As we approach the climax of the Vigil readings, St Paul proclaims that through the waters of baptism we not just celebrating the resurrection of the Lord, but have actually entered into it. ‘When we were baptised we entered into the tomb with him … now we must see ourselves as dead to sin and living a life which looks towards God in Christ Jesus.’ Even now, in our earthly garden where the kingdom is not yet fully ‘as it is in heaven’, we are already companions in the flowering of grace and the fruits of the spirit. Grace and Nature together.

As the Irish poet, Patrick Kavanagh wrote:

These men knew God the Father in a tree:
The Holy Spirit is the rising sap,
And Christ will be the green leaves that will come
At Easter from the sealed and guarded tomb.
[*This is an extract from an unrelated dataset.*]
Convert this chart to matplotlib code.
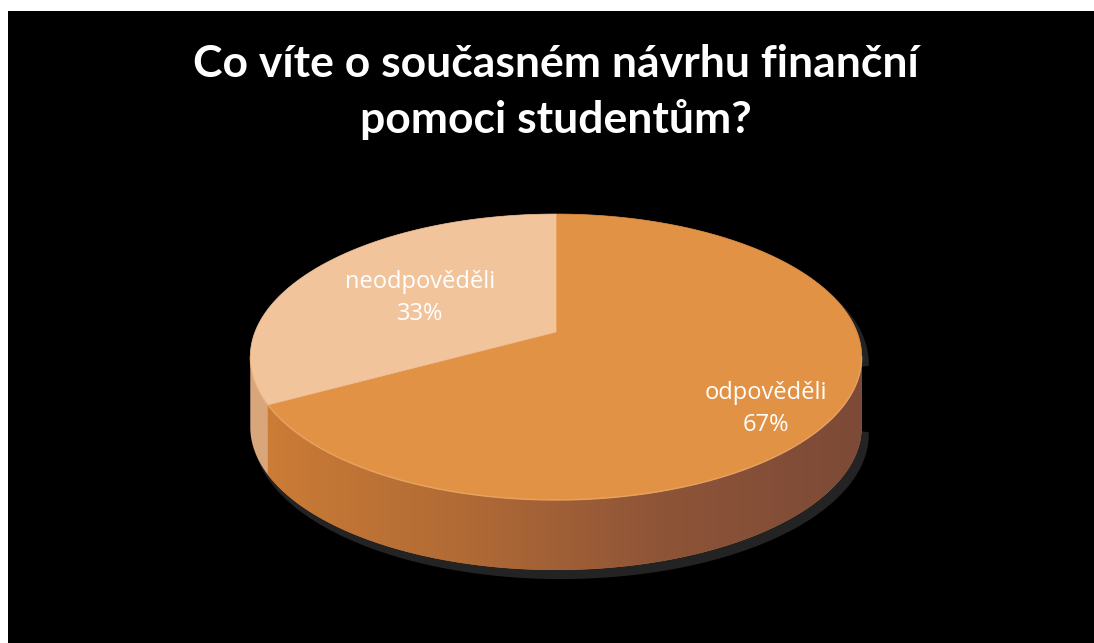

It is in the Lumen Christi, the light of Christ, that we have looked back on the history of salvation. We have proclaimed him as the Alpha and the Omega, and it is from the position of the Omega that we now see all things in a new light in this springtime of grace. The Collect prayers after each psalm reflect this.

In wonder we preach of the transfiguring incoming of a whole new creation within this old world: like new wine in old wineskins. Jesus’ resurrection is the focal point of the divine creativity of an eighth day of creation, death-defying, sin forgiving, healing, restoring, elevating, and raising up to newness of life.

This is not to be taken as something abstract and general but as particular and personal. As Jesus said to Lazarus’ sister at Bethany that he himself is the resurrection: ‘I am the resurrection and the life. Those who believe in me, even though they die, will live, and anyone who lives and believes in me will never die.’ As we say often at the end of prayers: ‘We ask this in the name of Jesus… who is alive, living and actively reigning forever, and ever Amen.’

And the Church teaches the wonderful truth that no matter who baptises – priest, midwife, parent – it is really Jesus who baptises each and every Christian.

In the gospel of the Vigil mass the holy women at the tomb are instructed by angels to turn away from the place of death and all that is deadly. And turning round, they find, coming to meet them, the Risen Lord Jesus. So, it is with every Christian. So it is with all.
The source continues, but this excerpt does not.